| PROBLEM DETAILS |
Pictures do not belong in the copy, so please give every entry below again exactly.

## begin

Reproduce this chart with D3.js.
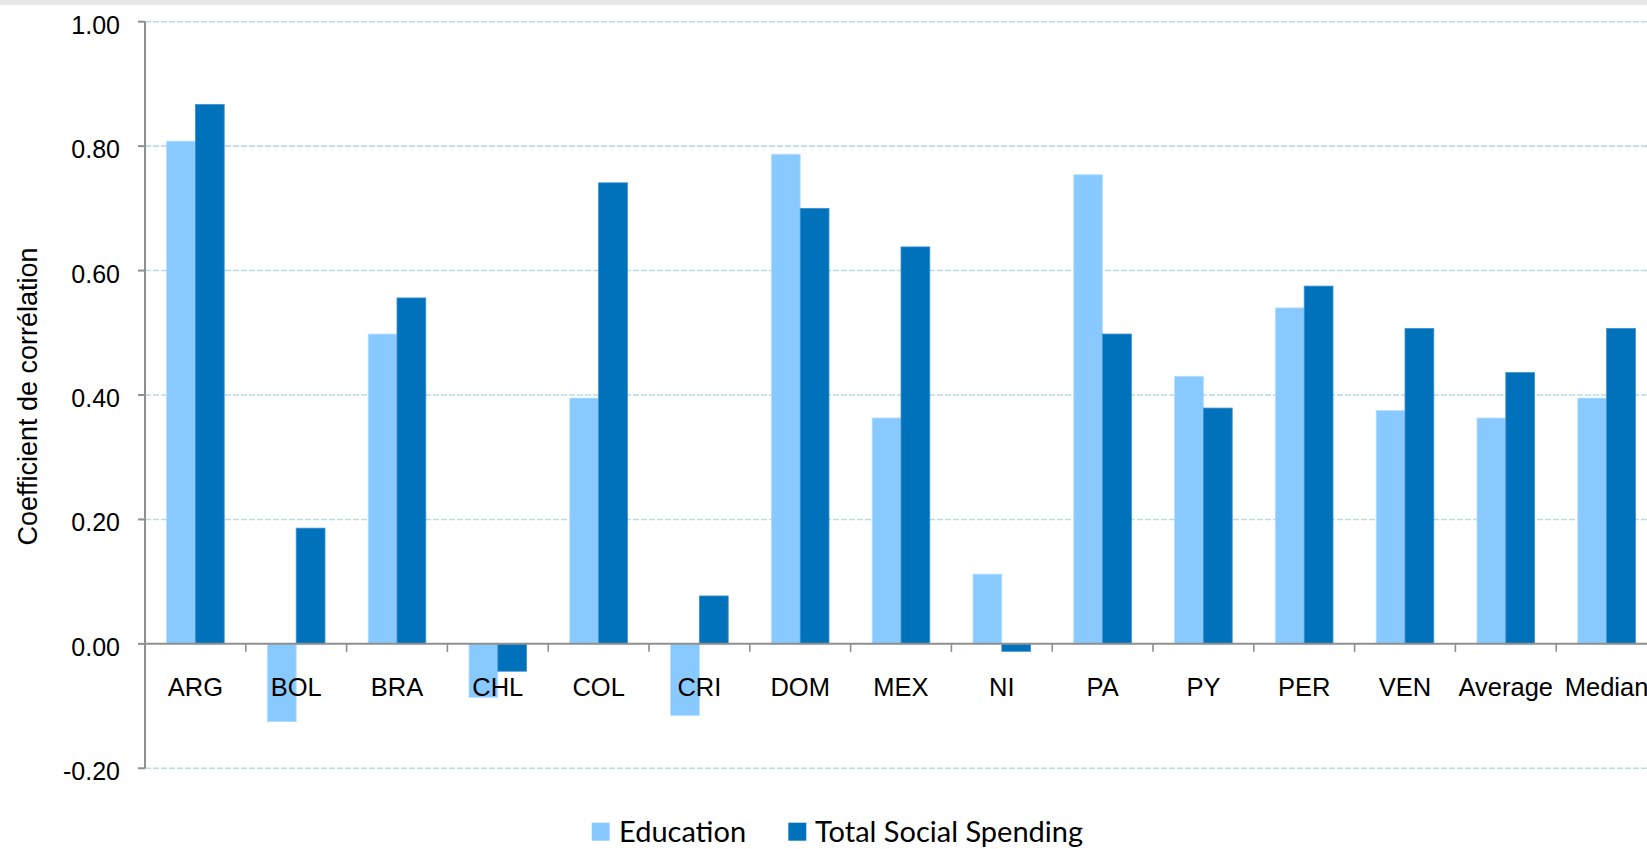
<!DOCTYPE html>
<html>
<head>
<meta charset="utf-8">
<script src="https://cdn.jsdelivr.net/npm/d3@7"></script>
<style>
  html,body{margin:0;padding:0;background:#fff;overflow:hidden;}
  svg{display:block;}
  .tick-y{font-family:"Liberation Sans",Arial,sans-serif;font-size:25px;fill:#000;}
  .tick-x{font-family:"Liberation Sans",Arial,sans-serif;font-size:25.5px;fill:#000;}
  .ytitle{font-family:"Liberation Sans",Arial,sans-serif;font-size:27px;fill:#000;}
  .legend{font-family:Lato,"Open Sans",sans-serif;font-size:29px;fill:#000;}
</style>
</head>
<body>
<svg id="chart" width="1647" height="849"></svg>
<script>
// données
const categories=["ARG","BOL","BRA","CHL","COL","CRI","DOM","MEX","NI","PA","PY","PER","VEN","Average","Median"];
const education=[0.808,-0.125,0.498,-0.086,0.395,-0.115,0.787,0.363,0.112,0.754,0.430,0.540,0.375,0.363,0.395];
const totalSocial=[0.867,0.186,0.556,-0.044,0.741,0.077,0.700,0.638,-0.012,0.498,0.379,0.575,0.507,0.436,0.507];
const seriesNames=["Education","Total Social Spending"];
const seriesColors=["#88caff","#0072bc"];
const strokeColors=["#b3deff","#3b8fd0"];
const yTicks=[-0.2,0,0.2,0.4,0.6,0.8,1.0];

const W=1647,H=849;
const svg=d3.select("#chart");

// bande grise en haut
svg.append("rect").attr("x",0).attr("y",0).attr("width",W).attr("height",5).attr("fill","#e8e8e8");

const plotLeft=145,plotTop=21.7,plotBottom=768.3;
const bandW=100.8;
const x0=d3.scaleBand().domain(categories).range([plotLeft,plotLeft+bandW*categories.length]).padding(0);
const x1=d3.scaleBand().domain(seriesNames).range([0,x0.bandwidth()]).paddingInner(0).paddingOuter(0.75);
const y=d3.scaleLinear().domain([-0.2,1.0]).range([plotBottom,plotTop]);

// grille pointillée
svg.append("g").selectAll("line").data(yTicks.filter(d=>d!==0)).join("line")
  .attr("x1",plotLeft).attr("x2",W)
  .attr("y1",d=>y(d)).attr("y2",d=>y(d))
  .attr("stroke","#b8dde2").attr("stroke-width",1.6).attr("stroke-dasharray","6,2");

// barres
const rows=categories.map((c,i)=>({cat:c,vals:[education[i],totalSocial[i]]}));
const grp=svg.append("g").selectAll("g").data(rows).join("g")
  .attr("transform",d=>`translate(${x0(d.cat)},0)`);
grp.selectAll("rect").data(d=>d.vals.map((v,k)=>({v,k}))).join("rect")
  .attr("x",d=>x1(seriesNames[d.k]))
  .attr("width",x1.bandwidth())
  .attr("y",d=>Math.min(y(d.v),y(0)))
  .attr("height",d=>Math.abs(y(d.v)-y(0)))
  .attr("fill",d=>seriesColors[d.k])
  .attr("stroke",d=>strokeColors[d.k]).attr("stroke-width",0.8);

// axe Y
const axisColor="#8f8f8f";
svg.append("line").attr("x1",plotLeft).attr("x2",plotLeft).attr("y1",plotTop).attr("y2",plotBottom)
  .attr("stroke",axisColor).attr("stroke-width",2);
svg.append("g").selectAll("line").data(yTicks).join("line")
  .attr("x1",plotLeft-7).attr("x2",plotLeft).attr("y1",d=>y(d)).attr("y2",d=>y(d))
  .attr("stroke",axisColor).attr("stroke-width",2);
const fmt=d=>d3.format(".2f")(d).replace("\u2212","-");
svg.append("g").selectAll("text").data(yTicks).join("text")
  .attr("class","tick-y")
  .attr("x",120).attr("y",d=>y(d)+12)
  .attr("text-anchor","end")
  .text(fmt);

// axe X au niveau zéro
const y0=y(0);
svg.append("line").attr("x1",plotLeft).attr("x2",W).attr("y1",y0).attr("y2",y0)
  .attr("stroke",axisColor).attr("stroke-width",2);
svg.append("g").selectAll("line").data(categories).join("line")
  .attr("x1",d=>x0(d)).attr("x2",d=>x0(d)).attr("y1",y0).attr("y2",y0+8)
  .attr("stroke",axisColor).attr("stroke-width",1.6);
svg.append("g").selectAll("text").data(categories).join("text")
  .attr("class","tick-x")
  .attr("x",d=>x0(d)+x0.bandwidth()/2)
  .attr("y",695.5)
  .attr("text-anchor","middle")
  .text(d=>d);

// titre axe Y
svg.append("text").attr("class","ytitle")
  .attr("transform","translate(37,396.5) rotate(-90)")
  .attr("text-anchor","middle")
  .text("Coefficient de corrélation");

// légende
const legendItems=[{name:"Education",x:591.7,tx:619},{name:"Total Social Spending",x:788.3,tx:815}];
const lg=svg.append("g").selectAll("g").data(legendItems).join("g");
lg.append("rect").attr("x",d=>d.x).attr("y",822.7).attr("width",18).attr("height",18)
  .attr("fill",(d,i)=>seriesColors[i]);
lg.append("text").attr("class","legend").attr("x",d=>d.tx).attr("y",841.5).text(d=>d.name);
</script>
</body>
</html>
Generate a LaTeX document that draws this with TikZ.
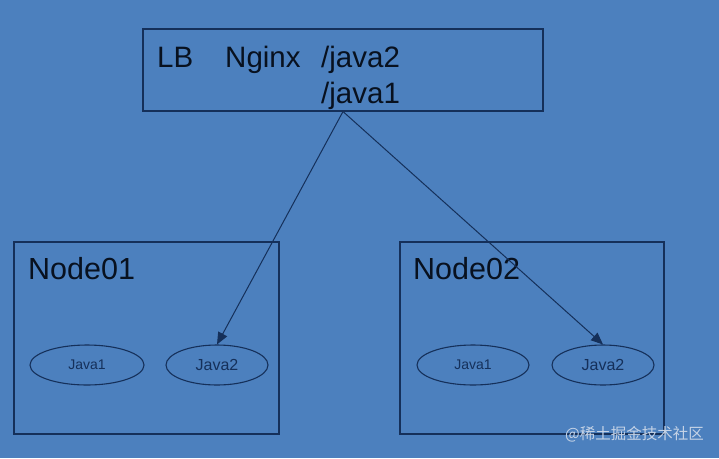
\documentclass[tikz,border=0pt]{standalone}
\usepackage{fontspec}
\setmainfont{Liberation Sans}
\newfontfamily\cjkfont{Noto Sans CJK SC}
\usetikzlibrary{shapes.geometric,arrows.meta}
\definecolor{bgblue}{HTML}{4C80BE}
\definecolor{linec}{HTML}{15305A}
\definecolor{textc}{HTML}{08111F}
\definecolor{wmark}{HTML}{C5D3E6}
\tikzset{
  box/.style={draw=linec, line width=1.1pt},
  bigtxt/.style={anchor=base west, inner sep=0pt, text=textc, font=\fontsize{29.5}{33}\selectfont},
  nodetxt/.style={anchor=base west, inner sep=0pt, text=textc, font=\fontsize{30.5}{34}\selectfont},
  jv/.style={ellipse, draw=linec, line width=1.1pt, inner sep=0pt, minimum height=40pt, text=linec},
  conn/.style={draw=linec, line width=1pt, -{Triangle[length=12pt,width=10pt]}}
}
\begin{document}
\begin{tikzpicture}[x=1pt,y=-1pt]
\fill[bgblue] (0,0) rectangle (719,458);
\useasboundingbox (0,0) rectangle (719,458);
% LB box
\node[box, minimum width=400pt, minimum height=82pt, inner sep=0pt] (lb) at (343,70) {};
\node[bigtxt] (tlb) at (157,67) {LB};
\node[bigtxt] (tng) at (225,67) {Nginx};
\node[bigtxt] (tj2) at (321,67) {/java2};
\node[bigtxt] (tj1) at (321,103) {/java1};
% Node01
\node[box, minimum width=265pt, minimum height=192pt, inner sep=0pt] (n1) at (146.5,338) {};
\node[nodetxt] (n1t) at (28,279) {Node01};
\node[jv, minimum width=114pt, font=\fontsize{14}{16}\selectfont] (n1a) at (87,365) {Java1};
\node[jv, minimum width=102pt, font=\fontsize{16}{18}\selectfont] (n1b) at (217,365) {Java2};
% Node02
\node[box, minimum width=264pt, minimum height=192pt, inner sep=0pt] (n2) at (532,338) {};
\node[nodetxt] (n2t) at (413,279) {Node02};
\node[jv, minimum width=112pt, font=\fontsize{14}{16}\selectfont] (n2a) at (473,365) {Java1};
\node[jv, minimum width=102pt, font=\fontsize{16}{18}\selectfont] (n2b) at (603,365) {Java2};
% connectors
\draw[conn] (lb.south) -- (n1b.north);
\draw[conn] (lb.south) -- (n2b.north);
% watermark
\node[anchor=east, inner sep=0pt, text=wmark, font=\cjkfont\fontsize{15.5}{18}\selectfont] (wm) at (704,434) {@稀土掘金技术社区};
\end{tikzpicture}
\end{document}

## end

| WRITTEN RESPONSE |
Reproduce this chart with D3.js.
<!DOCTYPE html>
<html>
<head>
<meta charset="utf-8">
<script src="https://cdn.jsdelivr.net/npm/d3@7"></script>
<style>
  html,body{margin:0;padding:0;background:#fff;overflow:hidden;}
  svg{display:block;}
  .tick-y{font-family:"Liberation Sans",Arial,sans-serif;font-size:25px;fill:#000;}
  .tick-x{font-family:"Liberation Sans",Arial,sans-serif;font-size:25.5px;fill:#000;}
  .ytitle{font-family:"Liberation Sans",Arial,sans-serif;font-size:27px;fill:#000;}
  .legend{font-family:Lato,"Open Sans",sans-serif;font-size:29px;fill:#000;}
</style>
</head>
<body>
<svg id="chart" width="1647" height="849"></svg>
<script>
// données
const categories=["ARG","BOL","BRA","CHL","COL","CRI","DOM","MEX","NI","PA","PY","PER","VEN","Average","Median"];
const education=[0.808,-0.125,0.498,-0.086,0.395,-0.115,0.787,0.363,0.112,0.754,0.430,0.540,0.375,0.363,0.395];
const totalSocial=[0.867,0.186,0.556,-0.044,0.741,0.077,0.700,0.638,-0.012,0.498,0.379,0.575,0.507,0.436,0.507];
const seriesNames=["Education","Total Social Spending"];
const seriesColors=["#88caff","#0072bc"];
const strokeColors=["#b3deff","#3b8fd0"];
const yTicks=[-0.2,0,0.2,0.4,0.6,0.8,1.0];

const W=1647,H=849;
const svg=d3.select("#chart");

// bande grise en haut
svg.append("rect").attr("x",0).attr("y",0).attr("width",W).attr("height",5).attr("fill","#e8e8e8");

const plotLeft=145,plotTop=21.7,plotBottom=768.3;
const bandW=100.8;
const x0=d3.scaleBand().domain(categories).range([plotLeft,plotLeft+bandW*categories.length]).padding(0);
const x1=d3.scaleBand().domain(seriesNames).range([0,x0.bandwidth()]).paddingInner(0).paddingOuter(0.75);
const y=d3.scaleLinear().domain([-0.2,1.0]).range([plotBottom,plotTop]);

// grille pointillée
svg.append("g").selectAll("line").data(yTicks.filter(d=>d!==0)).join("line")
  .attr("x1",plotLeft).attr("x2",W)
  .attr("y1",d=>y(d)).attr("y2",d=>y(d))
  .attr("stroke","#b8dde2").attr("stroke-width",1.6).attr("stroke-dasharray","6,2");

// barres
const rows=categories.map((c,i)=>({cat:c,vals:[education[i],totalSocial[i]]}));
const grp=svg.append("g").selectAll("g").data(rows).join("g")
  .attr("transform",d=>`translate(${x0(d.cat)},0)`);
grp.selectAll("rect").data(d=>d.vals.map((v,k)=>({v,k}))).join("rect")
  .attr("x",d=>x1(seriesNames[d.k]))
  .attr("width",x1.bandwidth())
  .attr("y",d=>Math.min(y(d.v),y(0)))
  .attr("height",d=>Math.abs(y(d.v)-y(0)))
  .attr("fill",d=>seriesColors[d.k])
  .attr("stroke",d=>strokeColors[d.k]).attr("stroke-width",0.8);

// axe Y
const axisColor="#8f8f8f";
svg.append("line").attr("x1",plotLeft).attr("x2",plotLeft).attr("y1",plotTop).attr("y2",plotBottom)
  .attr("stroke",axisColor).attr("stroke-width",2);
svg.append("g").selectAll("line").data(yTicks).join("line")
  .attr("x1",plotLeft-7).attr("x2",plotLeft).attr("y1",d=>y(d)).attr("y2",d=>y(d))
  .attr("stroke",axisColor).attr("stroke-width",2);
const fmt=d=>d3.format(".2f")(d).replace("\u2212","-");
svg.append("g").selectAll("text").data(yTicks).join("text")
  .attr("class","tick-y")
  .attr("x",120).attr("y",d=>y(d)+12)
  .attr("text-anchor","end")
  .text(fmt);

// axe X au niveau zéro
const y0=y(0);
svg.append("line").attr("x1",plotLeft).attr("x2",W).attr("y1",y0).attr("y2",y0)
  .attr("stroke",axisColor).attr("stroke-width",2);
svg.append("g").selectAll("line").data(categories).join("line")
  .attr("x1",d=>x0(d)).attr("x2",d=>x0(d)).attr("y1",y0).attr("y2",y0+8)
  .attr("stroke",axisColor).attr("stroke-width",1.6);
svg.append("g").selectAll("text").data(categories).join("text")
  .attr("class","tick-x")
  .attr("x",d=>x0(d)+x0.bandwidth()/2)
  .attr("y",695.5)
  .attr("text-anchor","middle")
  .text(d=>d);

// titre axe Y
svg.append("text").attr("class","ytitle")
  .attr("transform","translate(37,396.5) rotate(-90)")
  .attr("text-anchor","middle")
  .text("Coefficient de corrélation");

// légende
const legendItems=[{name:"Education",x:591.7,tx:619},{name:"Total Social Spending",x:788.3,tx:815}];
const lg=svg.append("g").selectAll("g").data(legendItems).join("g");
lg.append("rect").attr("x",d=>d.x).attr("y",822.7).attr("width",18).attr("height",18)
  .attr("fill",(d,i)=>seriesColors[i]);
lg.append("text").attr("class","legend").attr("x",d=>d.tx).attr("y",841.5).text(d=>d.name);
</script>
</body>
</html>
Generate a LaTeX document that draws this with TikZ.
\documentclass[tikz,border=0pt]{standalone}
\usepackage{fontspec}
\setmainfont{Liberation Sans}
\newfontfamily\cjkfont{Noto Sans CJK SC}
\usetikzlibrary{shapes.geometric,arrows.meta}
\definecolor{bgblue}{HTML}{4C80BE}
\definecolor{linec}{HTML}{15305A}
\definecolor{textc}{HTML}{08111F}
\definecolor{wmark}{HTML}{C5D3E6}
\tikzset{
  box/.style={draw=linec, line width=1.1pt},
  bigtxt/.style={anchor=base west, inner sep=0pt, text=textc, font=\fontsize{29.5}{33}\selectfont},
  nodetxt/.style={anchor=base west, inner sep=0pt, text=textc, font=\fontsize{30.5}{34}\selectfont},
  jv/.style={ellipse, draw=linec, line width=1.1pt, inner sep=0pt, minimum height=40pt, text=linec},
  conn/.style={draw=linec, line width=1pt, -{Triangle[length=12pt,width=10pt]}}
}
\begin{document}
\begin{tikzpicture}[x=1pt,y=-1pt]
\fill[bgblue] (0,0) rectangle (719,458);
\useasboundingbox (0,0) rectangle (719,458);
% LB box
\node[box, minimum width=400pt, minimum height=82pt, inner sep=0pt] (lb) at (343,70) {};
\node[bigtxt] (tlb) at (157,67) {LB};
\node[bigtxt] (tng) at (225,67) {Nginx};
\node[bigtxt] (tj2) at (321,67) {/java2};
\node[bigtxt] (tj1) at (321,103) {/java1};
% Node01
\node[box, minimum width=265pt, minimum height=192pt, inner sep=0pt] (n1) at (146.5,338) {};
\node[nodetxt] (n1t) at (28,279) {Node01};
\node[jv, minimum width=114pt, font=\fontsize{14}{16}\selectfont] (n1a) at (87,365) {Java1};
\node[jv, minimum width=102pt, font=\fontsize{16}{18}\selectfont] (n1b) at (217,365) {Java2};
% Node02
\node[box, minimum width=264pt, minimum height=192pt, inner sep=0pt] (n2) at (532,338) {};
\node[nodetxt] (n2t) at (413,279) {Node02};
\node[jv, minimum width=112pt, font=\fontsize{14}{16}\selectfont] (n2a) at (473,365) {Java1};
\node[jv, minimum width=102pt, font=\fontsize{16}{18}\selectfont] (n2b) at (603,365) {Java2};
% connectors
\draw[conn] (lb.south) -- (n1b.north);
\draw[conn] (lb.south) -- (n2b.north);
% watermark
\node[anchor=east, inner sep=0pt, text=wmark, font=\cjkfont\fontsize{15.5}{18}\selectfont] (wm) at (704,434) {@稀土掘金技术社区};
\end{tikzpicture}
\end{document}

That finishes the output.